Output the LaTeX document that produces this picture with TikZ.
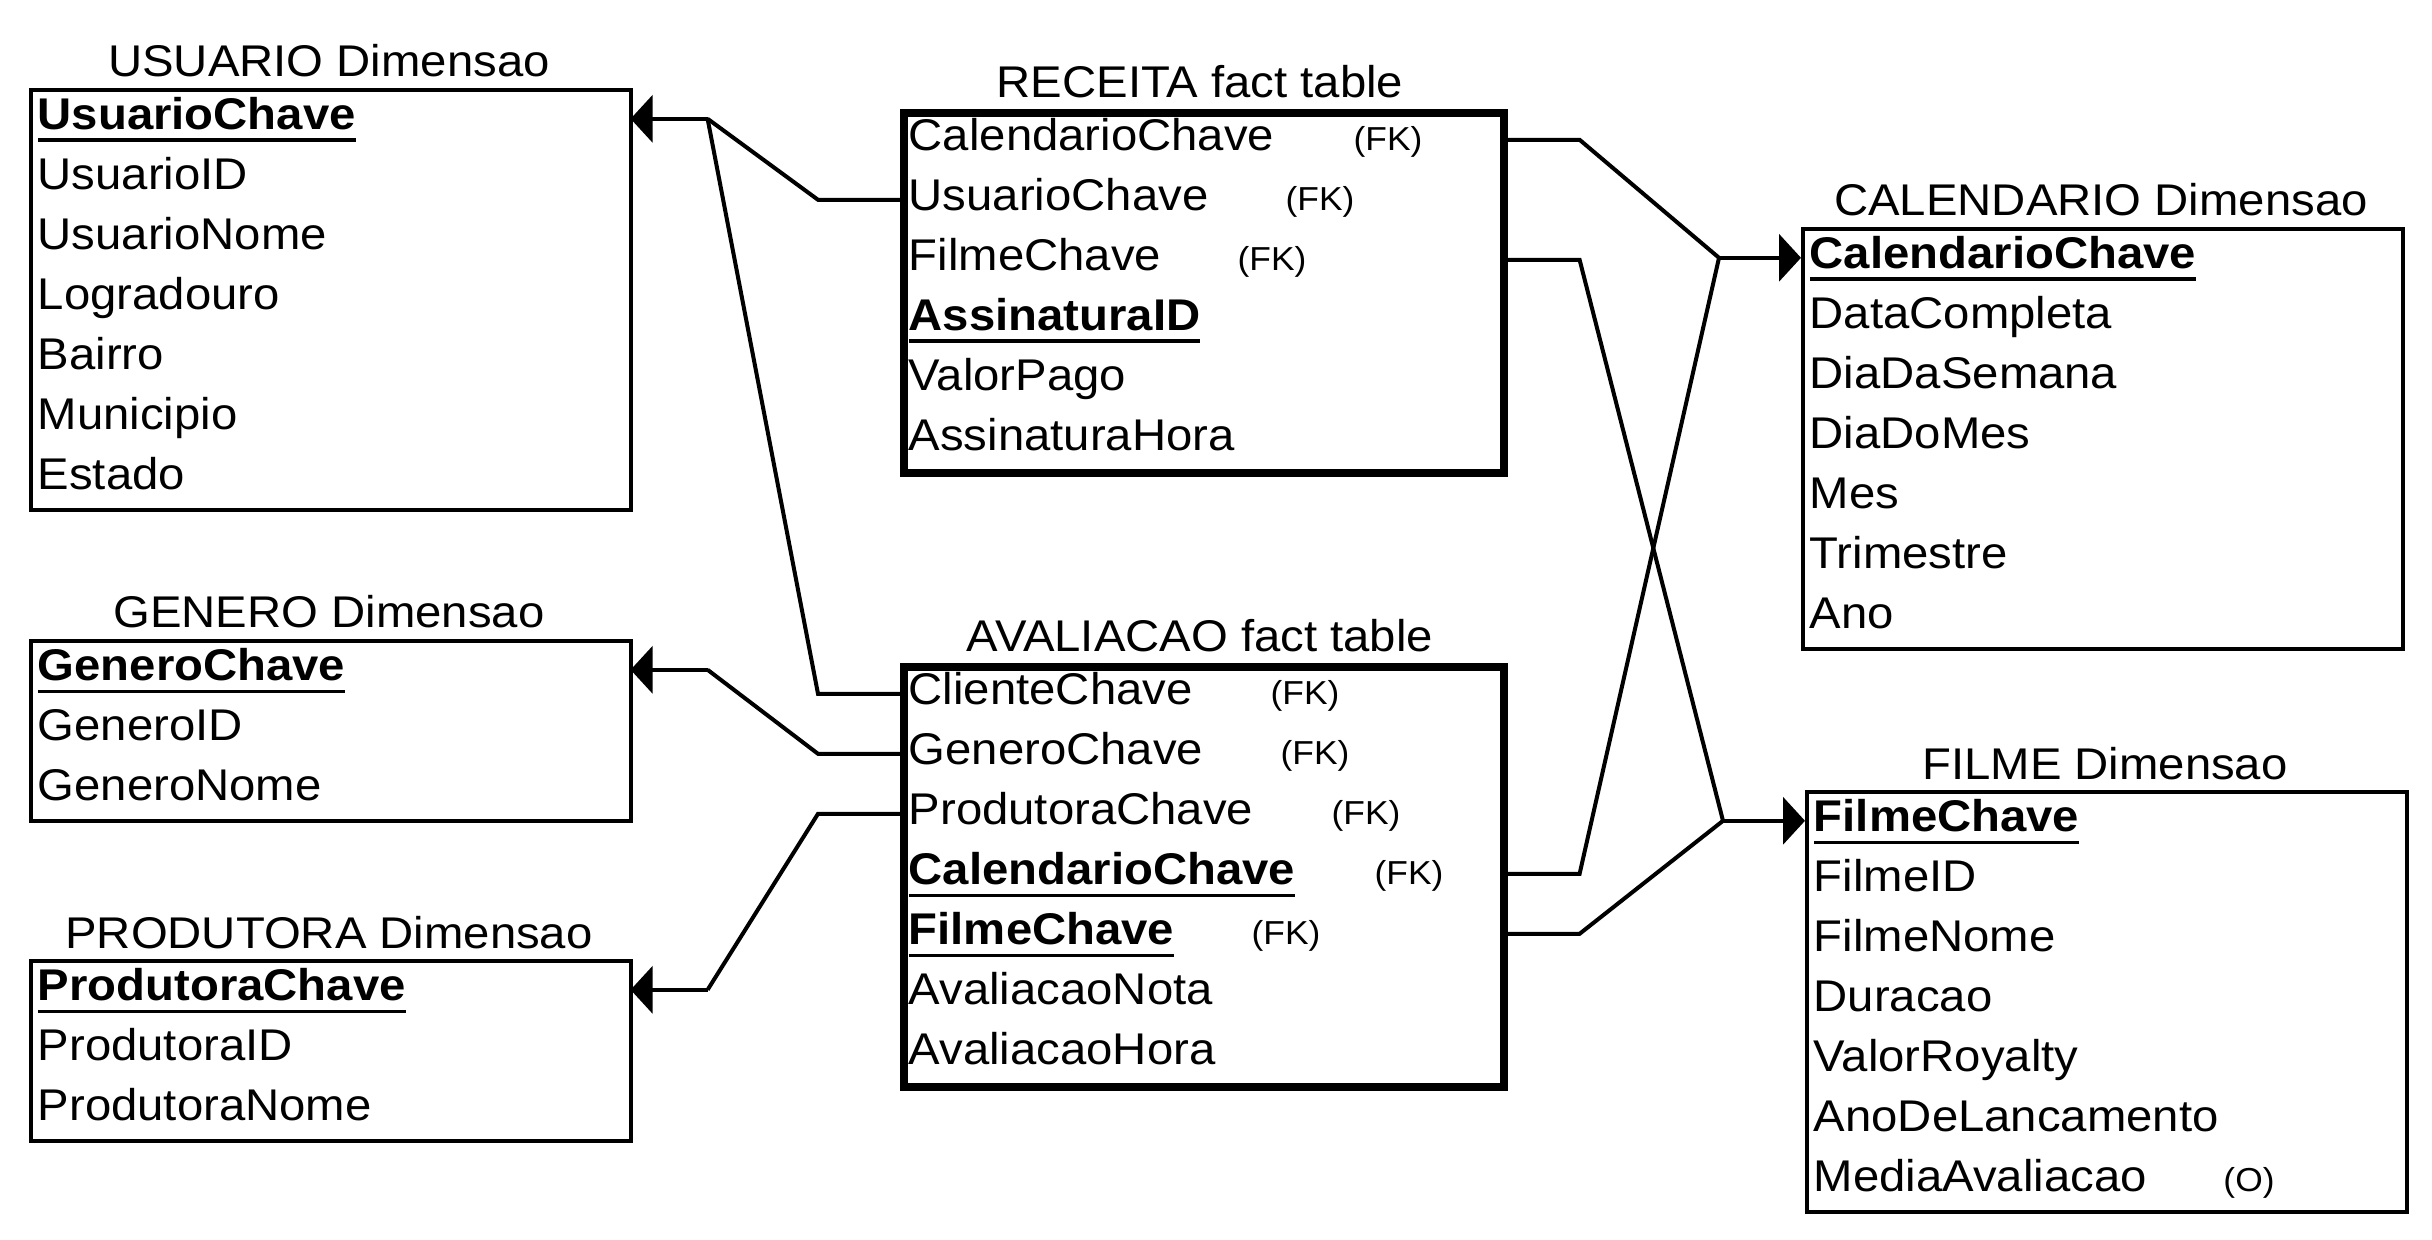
\documentclass[tikz,border=0pt]{standalone}
\usepackage{fontspec}
\setmainfont[FakeStretch=1.065]{Liberation Sans}
\usetikzlibrary{arrows.meta}
\newcommand\mainsz{\fontsize{11.1pt}{13.5pt}\selectfont}
\newcommand\fksz{\fontsize{8.3pt}{10pt}\selectfont}
\newcommand\keyul[1]{\setbox0\hbox{\bfseries #1}\rlap{\rule[-3.175pt]{\wd0}{0.9pt}}\box0}
% #1 name, #2 left, #3 top, #4 rows, #5 box style, #6 title, #7 row texts
\newcommand\dbtable[7]{%
  \node[box, #5, minimum height={#4*15pt}] (#1) at (#2,#3) {};
  \node[ttl] (#1t) at ({#2+300},{#3-11}) {#6};
  \foreach \r [count=\i from 0] in {#7} {\node[rowtext] (#1\i) at (#2,{#3+60*\i}) {\r};}
}
\begin{document}
\begin{tikzpicture}[x=0.25pt, y=-0.25pt,
  box/.style={draw, line width=1pt, minimum width=150pt, inner sep=0pt, anchor=north west},
  thickbox/.style={line width=1.9pt},
  ttl/.style={font=\mainsz, inner sep=0pt, anchor=base},
  rowtext/.style={anchor=north west, minimum width=150pt, minimum height=15pt,
    inner xsep=2pt, inner ysep=0pt, text width=146pt, align=left,
    text height=7.5pt, text depth=2.2pt, font=\mainsz},
  fk/.style={font=\fksz, inner sep=0pt, anchor=base},
  conn/.style={line width=1pt},
  tip/.style={-{Triangle[length=5.5pt,width=11.75pt]}}]
\fill[white] (0,0) rectangle (2432,1240);
\useasboundingbox (0,0) rectangle (2432,1240);

\dbtable{usr}{29}{88}{7}{}{USUARIO Dimensao}{{\keyul{UsuarioChave}},UsuarioID,UsuarioNome,Logradouro,Bairro,Municipio,Estado}
\dbtable{gen}{29}{639}{3}{}{GENERO Dimensao}{{\keyul{GeneroChave}},GeneroID,GeneroNome}
\dbtable{pro}{29}{959}{3}{}{PRODUTORA Dimensao}{{\keyul{ProdutoraChave}},ProdutoraID,ProdutoraNome}
\dbtable{rec}{900}{109}{6}{thickbox}{RECEITA fact table}{CalendarioChave,UsuarioChave,FilmeChave,{\keyul{AssinaturaID}},ValorPago,AssinaturaHora}
\dbtable{ava}{900}{663}{7}{thickbox}{AVALIACAO fact table}{ClienteChave,GeneroChave,ProdutoraChave,{\keyul{CalendarioChave}},{\keyul{FilmeChave}},AvaliacaoNota,AvaliacaoHora}
\dbtable{cal}{1801}{227}{7}{}{CALENDARIO Dimensao}{{\keyul{CalendarioChave}},DataCompleta,DiaDaSemana,DiaDoMes,Mes,Trimestre,Ano}
\dbtable{fil}{1805}{790}{7}{}{FILME Dimensao}{{\keyul{FilmeChave}},FilmeID,FilmeNome,Duracao,ValorRoyalty,AnoDeLancamento,MediaAvaliacao}

\node[fk] (rec0fk) at (1388,0 |- rec0.base) {(FK)};
\node[fk] (rec1fk) at (1320,0 |- rec1.base) {(FK)};
\node[fk] (rec2fk) at (1272,0 |- rec2.base) {(FK)};
\node[fk] (ava0fk) at (1305,0 |- ava0.base) {(FK)};
\node[fk] (ava1fk) at (1315,0 |- ava1.base) {(FK)};
\node[fk] (ava2fk) at (1366,0 |- ava2.base) {(FK)};
\node[fk] (ava3fk) at (1409,0 |- ava3.base) {(FK)};
\node[fk] (ava4fk) at (1286,0 |- ava4.base) {(FK)};
\node[fk] (fil6o) at (2249,0 |- fil6.base) {(O)};

\path (usr0.east) ++(77,0) coordinate (ub);
\path (gen0.east) ++(77,0) coordinate (gb);
\path (pro0.east) ++(77,0) coordinate (pb);
\path (cal0.west) ++(-82,0) coordinate (cb);
\path (fil0.west) ++(-82,0) coordinate (fb);

\draw[conn,tip] (ub) -- (usr0.east);
\draw[conn,tip] (gb) -- (gen0.east);
\draw[conn,tip] (pb) -- (pro0.east);
\draw[conn,tip] (cb) -- (cal0.west);
\draw[conn,tip] (fb) -- (fil0.west);

\draw[conn] (rec1.west) -- ++(-82,0) -- (ub);
\draw[conn] (ava0.west) -- ++(-82,0) -- (ub);
\draw[conn] (ava1.west) -- ++(-82,0) -- (gb);
\draw[conn] (ava2.west) -- ++(-82,0) -- (pb);
\draw[conn] (rec0.east) -- ++(78,0) -- (cb);
\draw[conn] (ava3.east) -- ++(78,0) -- (cb);
\draw[conn] (rec2.east) -- ++(78,0) -- (fb);
\draw[conn] (ava4.east) -- ++(78,0) -- (fb);
\end{tikzpicture}
\end{document}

§ **Task details**: Exclude the images, then output the data above word for word.

§ **Exercise response**:
Output the LaTeX document that produces this picture with TikZ.
\documentclass[tikz,border=0pt]{standalone}
\usepackage{fontspec}
\setmainfont[FakeStretch=1.065]{Liberation Sans}
\usetikzlibrary{arrows.meta}
\newcommand\mainsz{\fontsize{11.1pt}{13.5pt}\selectfont}
\newcommand\fksz{\fontsize{8.3pt}{10pt}\selectfont}
\newcommand\keyul[1]{\setbox0\hbox{\bfseries #1}\rlap{\rule[-3.175pt]{\wd0}{0.9pt}}\box0}
% #1 name, #2 left, #3 top, #4 rows, #5 box style, #6 title, #7 row texts
\newcommand\dbtable[7]{%
  \node[box, #5, minimum height={#4*15pt}] (#1) at (#2,#3) {};
  \node[ttl] (#1t) at ({#2+300},{#3-11}) {#6};
  \foreach \r [count=\i from 0] in {#7} {\node[rowtext] (#1\i) at (#2,{#3+60*\i}) {\r};}
}
\begin{document}
\begin{tikzpicture}[x=0.25pt, y=-0.25pt,
  box/.style={draw, line width=1pt, minimum width=150pt, inner sep=0pt, anchor=north west},
  thickbox/.style={line width=1.9pt},
  ttl/.style={font=\mainsz, inner sep=0pt, anchor=base},
  rowtext/.style={anchor=north west, minimum width=150pt, minimum height=15pt,
    inner xsep=2pt, inner ysep=0pt, text width=146pt, align=left,
    text height=7.5pt, text depth=2.2pt, font=\mainsz},
  fk/.style={font=\fksz, inner sep=0pt, anchor=base},
  conn/.style={line width=1pt},
  tip/.style={-{Triangle[length=5.5pt,width=11.75pt]}}]
\fill[white] (0,0) rectangle (2432,1240);
\useasboundingbox (0,0) rectangle (2432,1240);

\dbtable{usr}{29}{88}{7}{}{USUARIO Dimensao}{{\keyul{UsuarioChave}},UsuarioID,UsuarioNome,Logradouro,Bairro,Municipio,Estado}
\dbtable{gen}{29}{639}{3}{}{GENERO Dimensao}{{\keyul{GeneroChave}},GeneroID,GeneroNome}
\dbtable{pro}{29}{959}{3}{}{PRODUTORA Dimensao}{{\keyul{ProdutoraChave}},ProdutoraID,ProdutoraNome}
\dbtable{rec}{900}{109}{6}{thickbox}{RECEITA fact table}{CalendarioChave,UsuarioChave,FilmeChave,{\keyul{AssinaturaID}},ValorPago,AssinaturaHora}
\dbtable{ava}{900}{663}{7}{thickbox}{AVALIACAO fact table}{ClienteChave,GeneroChave,ProdutoraChave,{\keyul{CalendarioChave}},{\keyul{FilmeChave}},AvaliacaoNota,AvaliacaoHora}
\dbtable{cal}{1801}{227}{7}{}{CALENDARIO Dimensao}{{\keyul{CalendarioChave}},DataCompleta,DiaDaSemana,DiaDoMes,Mes,Trimestre,Ano}
\dbtable{fil}{1805}{790}{7}{}{FILME Dimensao}{{\keyul{FilmeChave}},FilmeID,FilmeNome,Duracao,ValorRoyalty,AnoDeLancamento,MediaAvaliacao}

\node[fk] (rec0fk) at (1388,0 |- rec0.base) {(FK)};
\node[fk] (rec1fk) at (1320,0 |- rec1.base) {(FK)};
\node[fk] (rec2fk) at (1272,0 |- rec2.base) {(FK)};
\node[fk] (ava0fk) at (1305,0 |- ava0.base) {(FK)};
\node[fk] (ava1fk) at (1315,0 |- ava1.base) {(FK)};
\node[fk] (ava2fk) at (1366,0 |- ava2.base) {(FK)};
\node[fk] (ava3fk) at (1409,0 |- ava3.base) {(FK)};
\node[fk] (ava4fk) at (1286,0 |- ava4.base) {(FK)};
\node[fk] (fil6o) at (2249,0 |- fil6.base) {(O)};

\path (usr0.east) ++(77,0) coordinate (ub);
\path (gen0.east) ++(77,0) coordinate (gb);
\path (pro0.east) ++(77,0) coordinate (pb);
\path (cal0.west) ++(-82,0) coordinate (cb);
\path (fil0.west) ++(-82,0) coordinate (fb);

\draw[conn,tip] (ub) -- (usr0.east);
\draw[conn,tip] (gb) -- (gen0.east);
\draw[conn,tip] (pb) -- (pro0.east);
\draw[conn,tip] (cb) -- (cal0.west);
\draw[conn,tip] (fb) -- (fil0.west);

\draw[conn] (rec1.west) -- ++(-82,0) -- (ub);
\draw[conn] (ava0.west) -- ++(-82,0) -- (ub);
\draw[conn] (ava1.west) -- ++(-82,0) -- (gb);
\draw[conn] (ava2.west) -- ++(-82,0) -- (pb);
\draw[conn] (rec0.east) -- ++(78,0) -- (cb);
\draw[conn] (ava3.east) -- ++(78,0) -- (cb);
\draw[conn] (rec2.east) -- ++(78,0) -- (fb);
\draw[conn] (ava4.east) -- ++(78,0) -- (fb);
\end{tikzpicture}
\end{document}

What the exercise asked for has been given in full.